──────── Data lines ────────

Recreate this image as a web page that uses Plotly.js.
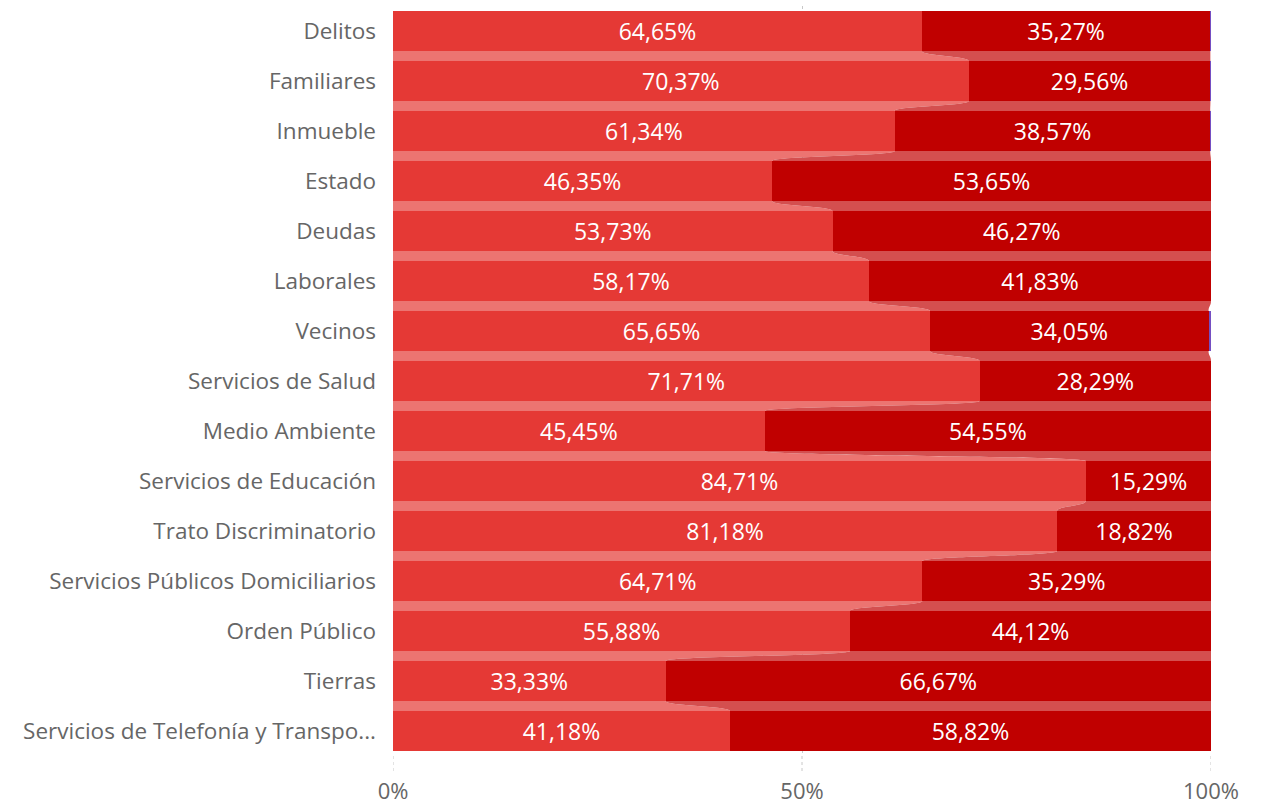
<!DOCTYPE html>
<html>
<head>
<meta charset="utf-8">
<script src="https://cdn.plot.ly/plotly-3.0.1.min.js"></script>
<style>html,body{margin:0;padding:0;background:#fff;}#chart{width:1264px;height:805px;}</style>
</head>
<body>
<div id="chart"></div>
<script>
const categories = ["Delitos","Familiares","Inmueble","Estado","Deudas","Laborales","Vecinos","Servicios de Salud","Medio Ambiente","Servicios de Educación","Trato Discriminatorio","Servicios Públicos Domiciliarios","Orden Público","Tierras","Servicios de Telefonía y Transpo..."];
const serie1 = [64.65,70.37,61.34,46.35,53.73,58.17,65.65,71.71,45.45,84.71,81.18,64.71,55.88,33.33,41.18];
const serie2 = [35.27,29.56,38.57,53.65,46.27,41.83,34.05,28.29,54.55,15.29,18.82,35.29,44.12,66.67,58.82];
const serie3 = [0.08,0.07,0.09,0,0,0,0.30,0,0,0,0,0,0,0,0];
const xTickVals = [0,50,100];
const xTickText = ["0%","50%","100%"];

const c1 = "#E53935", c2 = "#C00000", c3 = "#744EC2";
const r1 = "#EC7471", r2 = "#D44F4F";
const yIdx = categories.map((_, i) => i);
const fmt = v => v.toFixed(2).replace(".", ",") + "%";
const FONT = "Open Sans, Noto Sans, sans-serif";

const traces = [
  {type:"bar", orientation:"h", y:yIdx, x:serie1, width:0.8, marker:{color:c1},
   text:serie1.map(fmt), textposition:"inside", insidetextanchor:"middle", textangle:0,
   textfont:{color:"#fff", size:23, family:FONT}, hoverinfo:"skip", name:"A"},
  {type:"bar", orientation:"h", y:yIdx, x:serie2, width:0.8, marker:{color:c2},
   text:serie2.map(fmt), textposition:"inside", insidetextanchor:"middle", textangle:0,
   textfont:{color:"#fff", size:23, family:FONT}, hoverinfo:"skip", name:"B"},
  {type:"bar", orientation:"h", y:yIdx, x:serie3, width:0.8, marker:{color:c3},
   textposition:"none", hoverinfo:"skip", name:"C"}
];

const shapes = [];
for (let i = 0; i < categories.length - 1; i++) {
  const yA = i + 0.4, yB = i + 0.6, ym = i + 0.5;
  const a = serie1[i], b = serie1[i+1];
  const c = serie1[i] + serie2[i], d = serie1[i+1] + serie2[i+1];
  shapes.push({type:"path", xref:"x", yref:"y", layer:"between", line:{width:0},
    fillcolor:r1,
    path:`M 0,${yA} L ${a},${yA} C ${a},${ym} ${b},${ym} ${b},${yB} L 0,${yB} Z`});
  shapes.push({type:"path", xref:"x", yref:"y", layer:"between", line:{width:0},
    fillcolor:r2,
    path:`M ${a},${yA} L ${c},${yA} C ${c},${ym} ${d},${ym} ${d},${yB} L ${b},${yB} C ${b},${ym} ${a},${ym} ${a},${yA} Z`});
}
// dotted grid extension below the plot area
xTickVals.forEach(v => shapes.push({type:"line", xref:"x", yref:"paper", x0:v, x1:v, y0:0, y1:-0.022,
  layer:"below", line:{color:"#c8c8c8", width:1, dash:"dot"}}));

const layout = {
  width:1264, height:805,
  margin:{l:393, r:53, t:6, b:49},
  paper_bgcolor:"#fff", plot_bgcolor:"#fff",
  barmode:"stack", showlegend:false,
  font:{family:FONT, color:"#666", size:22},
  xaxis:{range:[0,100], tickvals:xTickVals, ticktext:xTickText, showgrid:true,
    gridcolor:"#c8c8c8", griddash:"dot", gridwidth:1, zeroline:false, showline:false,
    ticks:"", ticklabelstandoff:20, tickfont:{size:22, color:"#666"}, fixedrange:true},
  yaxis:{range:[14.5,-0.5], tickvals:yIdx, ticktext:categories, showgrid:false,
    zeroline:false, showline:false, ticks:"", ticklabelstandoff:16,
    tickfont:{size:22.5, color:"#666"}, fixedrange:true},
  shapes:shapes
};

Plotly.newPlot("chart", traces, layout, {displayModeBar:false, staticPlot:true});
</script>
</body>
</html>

────────

- **Given task**:
Reproduce the material above in full, exactly, with no images.

- **Solution below**:
Recreate this image as a web page that uses Plotly.js.
<!DOCTYPE html>
<html>
<head>
<meta charset="utf-8">
<script src="https://cdn.plot.ly/plotly-3.0.1.min.js"></script>
<style>html,body{margin:0;padding:0;background:#fff;}#chart{width:1264px;height:805px;}</style>
</head>
<body>
<div id="chart"></div>
<script>
const categories = ["Delitos","Familiares","Inmueble","Estado","Deudas","Laborales","Vecinos","Servicios de Salud","Medio Ambiente","Servicios de Educación","Trato Discriminatorio","Servicios Públicos Domiciliarios","Orden Público","Tierras","Servicios de Telefonía y Transpo..."];
const serie1 = [64.65,70.37,61.34,46.35,53.73,58.17,65.65,71.71,45.45,84.71,81.18,64.71,55.88,33.33,41.18];
const serie2 = [35.27,29.56,38.57,53.65,46.27,41.83,34.05,28.29,54.55,15.29,18.82,35.29,44.12,66.67,58.82];
const serie3 = [0.08,0.07,0.09,0,0,0,0.30,0,0,0,0,0,0,0,0];
const xTickVals = [0,50,100];
const xTickText = ["0%","50%","100%"];

const c1 = "#E53935", c2 = "#C00000", c3 = "#744EC2";
const r1 = "#EC7471", r2 = "#D44F4F";
const yIdx = categories.map((_, i) => i);
const fmt = v => v.toFixed(2).replace(".", ",") + "%";
const FONT = "Open Sans, Noto Sans, sans-serif";

const traces = [
  {type:"bar", orientation:"h", y:yIdx, x:serie1, width:0.8, marker:{color:c1},
   text:serie1.map(fmt), textposition:"inside", insidetextanchor:"middle", textangle:0,
   textfont:{color:"#fff", size:23, family:FONT}, hoverinfo:"skip", name:"A"},
  {type:"bar", orientation:"h", y:yIdx, x:serie2, width:0.8, marker:{color:c2},
   text:serie2.map(fmt), textposition:"inside", insidetextanchor:"middle", textangle:0,
   textfont:{color:"#fff", size:23, family:FONT}, hoverinfo:"skip", name:"B"},
  {type:"bar", orientation:"h", y:yIdx, x:serie3, width:0.8, marker:{color:c3},
   textposition:"none", hoverinfo:"skip", name:"C"}
];

const shapes = [];
for (let i = 0; i < categories.length - 1; i++) {
  const yA = i + 0.4, yB = i + 0.6, ym = i + 0.5;
  const a = serie1[i], b = serie1[i+1];
  const c = serie1[i] + serie2[i], d = serie1[i+1] + serie2[i+1];
  shapes.push({type:"path", xref:"x", yref:"y", layer:"between", line:{width:0},
    fillcolor:r1,
    path:`M 0,${yA} L ${a},${yA} C ${a},${ym} ${b},${ym} ${b},${yB} L 0,${yB} Z`});
  shapes.push({type:"path", xref:"x", yref:"y", layer:"between", line:{width:0},
    fillcolor:r2,
    path:`M ${a},${yA} L ${c},${yA} C ${c},${ym} ${d},${ym} ${d},${yB} L ${b},${yB} C ${b},${ym} ${a},${ym} ${a},${yA} Z`});
}
// dotted grid extension below the plot area
xTickVals.forEach(v => shapes.push({type:"line", xref:"x", yref:"paper", x0:v, x1:v, y0:0, y1:-0.022,
  layer:"below", line:{color:"#c8c8c8", width:1, dash:"dot"}}));

const layout = {
  width:1264, height:805,
  margin:{l:393, r:53, t:6, b:49},
  paper_bgcolor:"#fff", plot_bgcolor:"#fff",
  barmode:"stack", showlegend:false,
  font:{family:FONT, color:"#666", size:22},
  xaxis:{range:[0,100], tickvals:xTickVals, ticktext:xTickText, showgrid:true,
    gridcolor:"#c8c8c8", griddash:"dot", gridwidth:1, zeroline:false, showline:false,
    ticks:"", ticklabelstandoff:20, tickfont:{size:22, color:"#666"}, fixedrange:true},
  yaxis:{range:[14.5,-0.5], tickvals:yIdx, ticktext:categories, showgrid:false,
    zeroline:false, showline:false, ticks:"", ticklabelstandoff:16,
    tickfont:{size:22.5, color:"#666"}, fixedrange:true},
  shapes:shapes
};

Plotly.newPlot("chart", traces, layout, {displayModeBar:false, staticPlot:true});
</script>
</body>
</html>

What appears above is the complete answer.